Ocean's is only a remake in the loosest sense of the word (Tim Burton's "re-imagining" of Planet of the Apes was much closer to its original version). Other than having a cast of A-list stars who knock over some Las Vegas casinos, pretty much everything else has changed. And that's mostly a good thing. The 1961 rendering was a weak heist film, but nobody cared because the cast was comprised of the biggest stars of the day (Frankie, Dino, Sammy, etc.), burning the picture into the collective memory of the public as the first to showcase the Rat Pack.
It's strange because, at least on paper, the casino job in the original sounds much more exciting than the new version. Frank and his boys took down five joints at the same time (which is why he needed such a big crew). In 2001, however, the 11 criminals are after just one vault, which happens to house the money for three of the city's most profitable casinos - the Bellagio, the Mirage, and the MGM Grand.
Ocean's opens with Danny Ocean (George Clooney, O Brother, Where Art Thou?) being released after serving a four-year prison sentence that resulted in him losing his wife, Tess (Julia Roberts, America's Sweethearts). After breathing the sweet air of freedom, Ocean heads to Vegas to hook up with fellow con Rusty Ryan (Brad Pitt, Spy Game) and proceeds to lay out his prison-hatched plan for the casino heist. The next thirty minutes are spent assembling a team of the finest criminal minds, each with their own special expertise (it's kind of like Fox Force Five). Everyone is promised an equal cut of the take, which is projected to exceed $150 million.
What the ten other guys don't know is Ocean's real reason for picking these particular casinos to rob.
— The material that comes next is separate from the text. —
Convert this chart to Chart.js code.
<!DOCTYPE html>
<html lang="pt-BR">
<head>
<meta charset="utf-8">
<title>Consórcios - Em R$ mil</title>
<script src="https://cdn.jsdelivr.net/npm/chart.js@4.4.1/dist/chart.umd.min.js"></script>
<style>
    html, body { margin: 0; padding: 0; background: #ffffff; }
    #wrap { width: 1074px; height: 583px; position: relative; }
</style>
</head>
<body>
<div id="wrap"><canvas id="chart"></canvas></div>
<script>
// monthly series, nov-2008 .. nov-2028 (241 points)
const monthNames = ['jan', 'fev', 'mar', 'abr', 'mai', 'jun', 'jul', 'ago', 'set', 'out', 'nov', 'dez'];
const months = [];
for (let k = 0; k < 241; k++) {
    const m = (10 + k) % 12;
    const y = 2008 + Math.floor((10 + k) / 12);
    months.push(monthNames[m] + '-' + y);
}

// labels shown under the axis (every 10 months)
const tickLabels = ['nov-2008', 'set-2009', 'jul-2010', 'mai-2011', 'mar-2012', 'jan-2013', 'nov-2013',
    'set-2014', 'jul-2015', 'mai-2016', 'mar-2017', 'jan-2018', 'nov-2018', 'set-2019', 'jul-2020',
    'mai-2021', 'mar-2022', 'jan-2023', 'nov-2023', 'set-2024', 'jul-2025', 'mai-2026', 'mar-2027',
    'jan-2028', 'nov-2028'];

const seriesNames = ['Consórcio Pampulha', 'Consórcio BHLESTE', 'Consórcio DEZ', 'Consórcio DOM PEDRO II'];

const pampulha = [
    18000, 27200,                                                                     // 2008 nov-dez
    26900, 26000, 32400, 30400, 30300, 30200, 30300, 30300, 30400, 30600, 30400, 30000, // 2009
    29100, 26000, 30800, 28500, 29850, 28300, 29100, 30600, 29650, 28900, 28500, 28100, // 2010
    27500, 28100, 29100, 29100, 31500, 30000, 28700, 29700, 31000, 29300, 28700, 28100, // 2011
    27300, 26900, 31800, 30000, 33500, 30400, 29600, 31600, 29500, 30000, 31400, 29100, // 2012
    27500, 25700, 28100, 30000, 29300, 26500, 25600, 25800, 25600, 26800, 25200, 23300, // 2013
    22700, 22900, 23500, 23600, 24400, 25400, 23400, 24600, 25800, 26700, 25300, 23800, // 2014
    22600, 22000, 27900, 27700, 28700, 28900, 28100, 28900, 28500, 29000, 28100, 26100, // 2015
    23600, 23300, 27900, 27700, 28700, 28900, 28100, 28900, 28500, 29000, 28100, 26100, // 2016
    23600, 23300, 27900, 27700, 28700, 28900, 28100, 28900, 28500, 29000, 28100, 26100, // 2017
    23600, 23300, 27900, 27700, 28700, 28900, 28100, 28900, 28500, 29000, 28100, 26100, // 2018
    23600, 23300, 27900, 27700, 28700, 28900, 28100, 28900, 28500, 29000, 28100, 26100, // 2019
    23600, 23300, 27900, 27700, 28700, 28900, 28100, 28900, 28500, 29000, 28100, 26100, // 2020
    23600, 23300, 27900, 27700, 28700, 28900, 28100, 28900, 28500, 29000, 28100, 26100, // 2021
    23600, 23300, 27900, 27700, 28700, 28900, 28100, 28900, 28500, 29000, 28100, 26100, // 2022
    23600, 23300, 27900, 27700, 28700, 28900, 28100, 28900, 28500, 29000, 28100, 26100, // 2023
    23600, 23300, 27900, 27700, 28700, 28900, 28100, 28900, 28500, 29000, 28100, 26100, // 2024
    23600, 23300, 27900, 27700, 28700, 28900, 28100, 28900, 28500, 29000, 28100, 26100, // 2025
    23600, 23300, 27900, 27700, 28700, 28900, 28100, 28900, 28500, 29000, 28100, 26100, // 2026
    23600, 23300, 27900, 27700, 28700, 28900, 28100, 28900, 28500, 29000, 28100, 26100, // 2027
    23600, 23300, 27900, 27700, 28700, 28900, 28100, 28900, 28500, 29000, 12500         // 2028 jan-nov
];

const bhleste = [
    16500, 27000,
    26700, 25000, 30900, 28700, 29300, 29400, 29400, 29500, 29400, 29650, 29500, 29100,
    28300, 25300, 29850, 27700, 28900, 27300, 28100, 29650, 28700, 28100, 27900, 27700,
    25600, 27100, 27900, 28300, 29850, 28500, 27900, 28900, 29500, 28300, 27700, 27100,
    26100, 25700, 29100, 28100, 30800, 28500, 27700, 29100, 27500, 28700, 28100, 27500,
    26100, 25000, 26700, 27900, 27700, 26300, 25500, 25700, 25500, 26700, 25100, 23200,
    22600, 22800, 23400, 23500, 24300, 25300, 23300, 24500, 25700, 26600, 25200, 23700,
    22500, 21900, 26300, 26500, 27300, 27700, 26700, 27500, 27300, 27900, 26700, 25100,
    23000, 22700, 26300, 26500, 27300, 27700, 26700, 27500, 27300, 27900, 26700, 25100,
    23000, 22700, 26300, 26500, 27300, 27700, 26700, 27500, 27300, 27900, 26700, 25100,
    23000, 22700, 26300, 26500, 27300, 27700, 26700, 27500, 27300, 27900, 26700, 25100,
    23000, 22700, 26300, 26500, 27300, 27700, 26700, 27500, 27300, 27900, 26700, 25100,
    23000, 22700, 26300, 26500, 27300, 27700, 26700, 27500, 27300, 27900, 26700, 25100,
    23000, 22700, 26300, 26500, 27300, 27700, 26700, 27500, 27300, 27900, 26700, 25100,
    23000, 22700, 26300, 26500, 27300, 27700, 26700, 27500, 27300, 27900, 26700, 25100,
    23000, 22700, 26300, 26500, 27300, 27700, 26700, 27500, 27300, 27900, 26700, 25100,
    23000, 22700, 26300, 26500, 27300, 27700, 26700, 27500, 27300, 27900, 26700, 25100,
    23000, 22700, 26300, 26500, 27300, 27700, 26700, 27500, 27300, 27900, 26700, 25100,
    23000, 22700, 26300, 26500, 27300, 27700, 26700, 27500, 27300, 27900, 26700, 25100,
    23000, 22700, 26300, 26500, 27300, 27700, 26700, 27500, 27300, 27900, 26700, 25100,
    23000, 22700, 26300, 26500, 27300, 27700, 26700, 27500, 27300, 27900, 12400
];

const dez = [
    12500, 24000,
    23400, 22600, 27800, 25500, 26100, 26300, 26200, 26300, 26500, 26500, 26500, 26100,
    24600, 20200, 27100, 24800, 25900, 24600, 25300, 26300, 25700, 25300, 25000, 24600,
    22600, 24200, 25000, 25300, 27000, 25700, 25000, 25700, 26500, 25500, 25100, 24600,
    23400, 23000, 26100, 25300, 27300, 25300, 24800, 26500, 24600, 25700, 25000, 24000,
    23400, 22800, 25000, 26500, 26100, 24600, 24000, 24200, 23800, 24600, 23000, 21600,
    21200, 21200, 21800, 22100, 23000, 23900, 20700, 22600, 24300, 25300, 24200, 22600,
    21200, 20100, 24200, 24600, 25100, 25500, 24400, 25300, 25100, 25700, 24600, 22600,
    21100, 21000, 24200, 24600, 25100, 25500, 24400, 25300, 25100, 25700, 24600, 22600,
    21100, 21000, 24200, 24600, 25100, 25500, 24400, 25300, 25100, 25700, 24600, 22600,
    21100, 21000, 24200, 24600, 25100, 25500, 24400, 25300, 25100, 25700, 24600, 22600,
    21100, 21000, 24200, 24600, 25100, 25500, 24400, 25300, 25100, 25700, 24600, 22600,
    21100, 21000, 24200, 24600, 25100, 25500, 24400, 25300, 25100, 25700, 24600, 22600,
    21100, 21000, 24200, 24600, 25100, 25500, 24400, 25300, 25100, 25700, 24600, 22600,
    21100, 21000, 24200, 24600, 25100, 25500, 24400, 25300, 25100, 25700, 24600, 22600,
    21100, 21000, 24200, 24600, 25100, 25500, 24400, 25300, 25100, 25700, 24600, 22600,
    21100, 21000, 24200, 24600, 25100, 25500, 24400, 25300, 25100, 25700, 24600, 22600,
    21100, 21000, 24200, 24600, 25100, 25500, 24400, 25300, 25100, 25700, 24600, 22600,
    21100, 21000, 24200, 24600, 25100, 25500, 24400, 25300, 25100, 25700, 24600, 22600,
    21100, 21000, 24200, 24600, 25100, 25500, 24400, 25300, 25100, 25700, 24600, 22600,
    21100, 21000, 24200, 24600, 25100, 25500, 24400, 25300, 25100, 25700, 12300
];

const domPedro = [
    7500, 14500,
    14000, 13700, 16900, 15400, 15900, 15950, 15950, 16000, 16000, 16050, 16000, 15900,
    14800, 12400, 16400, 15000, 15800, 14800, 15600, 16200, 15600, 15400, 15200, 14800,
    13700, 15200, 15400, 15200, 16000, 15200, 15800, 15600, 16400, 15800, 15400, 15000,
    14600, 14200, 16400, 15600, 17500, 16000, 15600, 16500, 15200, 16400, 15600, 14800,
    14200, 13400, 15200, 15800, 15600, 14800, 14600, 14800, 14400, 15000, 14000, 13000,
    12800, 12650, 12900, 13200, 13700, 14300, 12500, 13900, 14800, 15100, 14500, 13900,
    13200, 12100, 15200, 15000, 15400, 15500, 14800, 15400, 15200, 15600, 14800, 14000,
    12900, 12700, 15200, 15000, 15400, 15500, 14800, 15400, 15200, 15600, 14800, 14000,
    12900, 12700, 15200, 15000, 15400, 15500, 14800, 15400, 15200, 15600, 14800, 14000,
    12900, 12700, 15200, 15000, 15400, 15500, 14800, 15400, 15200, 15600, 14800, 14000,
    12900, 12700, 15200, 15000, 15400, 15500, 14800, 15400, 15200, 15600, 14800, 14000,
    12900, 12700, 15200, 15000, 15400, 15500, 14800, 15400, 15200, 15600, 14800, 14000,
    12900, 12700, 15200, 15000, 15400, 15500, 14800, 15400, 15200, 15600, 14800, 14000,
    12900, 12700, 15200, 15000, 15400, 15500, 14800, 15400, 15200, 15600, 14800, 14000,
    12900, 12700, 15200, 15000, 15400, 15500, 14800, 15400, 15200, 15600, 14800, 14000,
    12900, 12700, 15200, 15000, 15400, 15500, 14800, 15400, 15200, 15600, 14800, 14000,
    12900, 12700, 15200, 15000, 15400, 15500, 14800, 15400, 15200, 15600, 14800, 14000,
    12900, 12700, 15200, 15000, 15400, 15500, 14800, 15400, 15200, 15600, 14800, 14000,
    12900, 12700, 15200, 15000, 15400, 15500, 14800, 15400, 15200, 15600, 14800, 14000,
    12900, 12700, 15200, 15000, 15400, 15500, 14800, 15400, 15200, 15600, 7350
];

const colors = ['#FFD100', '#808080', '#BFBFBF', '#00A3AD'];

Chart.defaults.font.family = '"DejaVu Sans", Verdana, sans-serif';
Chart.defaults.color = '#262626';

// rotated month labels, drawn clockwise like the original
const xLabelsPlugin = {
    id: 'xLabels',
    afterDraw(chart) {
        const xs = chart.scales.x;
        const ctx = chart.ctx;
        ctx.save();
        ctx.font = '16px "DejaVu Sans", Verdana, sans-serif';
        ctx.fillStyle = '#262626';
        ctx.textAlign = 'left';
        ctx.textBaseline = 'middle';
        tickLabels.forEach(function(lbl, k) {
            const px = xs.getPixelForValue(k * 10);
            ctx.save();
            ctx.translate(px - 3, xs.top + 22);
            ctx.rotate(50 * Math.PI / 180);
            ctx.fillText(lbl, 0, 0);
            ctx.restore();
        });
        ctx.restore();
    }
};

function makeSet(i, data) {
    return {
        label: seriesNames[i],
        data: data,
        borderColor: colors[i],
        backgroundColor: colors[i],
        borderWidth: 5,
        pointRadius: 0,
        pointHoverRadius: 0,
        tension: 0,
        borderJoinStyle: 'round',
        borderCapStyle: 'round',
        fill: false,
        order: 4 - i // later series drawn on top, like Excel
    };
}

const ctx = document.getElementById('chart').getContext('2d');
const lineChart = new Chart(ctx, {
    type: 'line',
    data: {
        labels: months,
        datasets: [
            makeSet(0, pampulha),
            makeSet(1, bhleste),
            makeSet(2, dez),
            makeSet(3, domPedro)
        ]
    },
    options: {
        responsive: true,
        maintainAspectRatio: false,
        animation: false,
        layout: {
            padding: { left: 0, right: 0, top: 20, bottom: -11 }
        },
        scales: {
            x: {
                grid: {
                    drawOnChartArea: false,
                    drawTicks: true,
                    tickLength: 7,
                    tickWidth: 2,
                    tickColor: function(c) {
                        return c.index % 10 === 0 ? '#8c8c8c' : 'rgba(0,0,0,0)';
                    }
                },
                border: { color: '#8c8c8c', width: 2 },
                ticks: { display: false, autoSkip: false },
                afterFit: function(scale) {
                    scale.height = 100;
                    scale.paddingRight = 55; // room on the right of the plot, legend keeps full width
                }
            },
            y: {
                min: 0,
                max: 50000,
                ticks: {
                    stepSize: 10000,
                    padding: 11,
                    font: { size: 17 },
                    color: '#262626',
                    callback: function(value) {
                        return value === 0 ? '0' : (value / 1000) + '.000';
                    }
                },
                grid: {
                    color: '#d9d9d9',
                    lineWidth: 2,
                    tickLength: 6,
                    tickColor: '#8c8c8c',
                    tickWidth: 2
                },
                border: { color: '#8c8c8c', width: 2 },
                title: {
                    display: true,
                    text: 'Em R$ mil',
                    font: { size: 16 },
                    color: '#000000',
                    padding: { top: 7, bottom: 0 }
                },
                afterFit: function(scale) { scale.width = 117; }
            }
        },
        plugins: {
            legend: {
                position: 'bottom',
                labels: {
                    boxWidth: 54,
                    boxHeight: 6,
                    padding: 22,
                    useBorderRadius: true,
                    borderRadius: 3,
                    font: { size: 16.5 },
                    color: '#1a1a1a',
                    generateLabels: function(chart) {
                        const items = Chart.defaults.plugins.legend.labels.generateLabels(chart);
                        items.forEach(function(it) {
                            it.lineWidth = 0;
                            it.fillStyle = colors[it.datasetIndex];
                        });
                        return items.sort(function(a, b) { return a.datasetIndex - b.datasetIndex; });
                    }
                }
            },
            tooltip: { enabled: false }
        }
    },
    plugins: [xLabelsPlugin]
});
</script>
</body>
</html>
Each is owned by Terry Benedict (Andy Garcia, Lakeboat), the man who currently wears Tess on his arm. So driven by the pursuit of green and the pursuit of pink, the heist goes down during a heavyweight title fight between Lennox Lewis and Vladimir Klitschko. After seeing The Score and Heist over the last few months, Ocean's big robbery scene and its aftermath seem fairly routine (and screenwriter Ted Griffin's dialogue is downright awful compared to Mamet's ear candy). But it's still much better and much more detailed than the original (and the outcome is different)
Parts of Ocean's get bogged down with clichés, plot holes and stock characters. One of the biggest problems is the relationship between the 11 criminals. Some have never set eyes on each other, which seems odd if you're, literally, trusting them with your life. In the original, the men were all paratroopers in World War II. They knew each other. They trusted each other. It just made more sense, but it also eliminated the need to develop each character, which would have been a nightmare for something with a cast that size (as it was, three of the 11 barely had any lines). The new film doesn't bother with much character development, but we need it because these 11 don't have any history together.
Okay, that's a lot of complaining. There are plenty of great things about Ocean's, too. Soderbergh, who, again, shot the picture himself (but is forced to go uncredited again, like Traffic), peppers the film with a handful of really great set pieces and one terrific post-heist shot in homage to the original. Ocean's looks fantastic thanks to the pretty-boy cast, Soderbergh's cinematography and the editing of Oscar winner Stephen Mirrione (Traffic). The acting is, for the most part, much more entertaining than the over-hyped Rat Pack version...with the exception of Roberts, who, thankfully, doesn't have much screen time (she doesn't rear her ugly head until nearly 60 minutes into the film).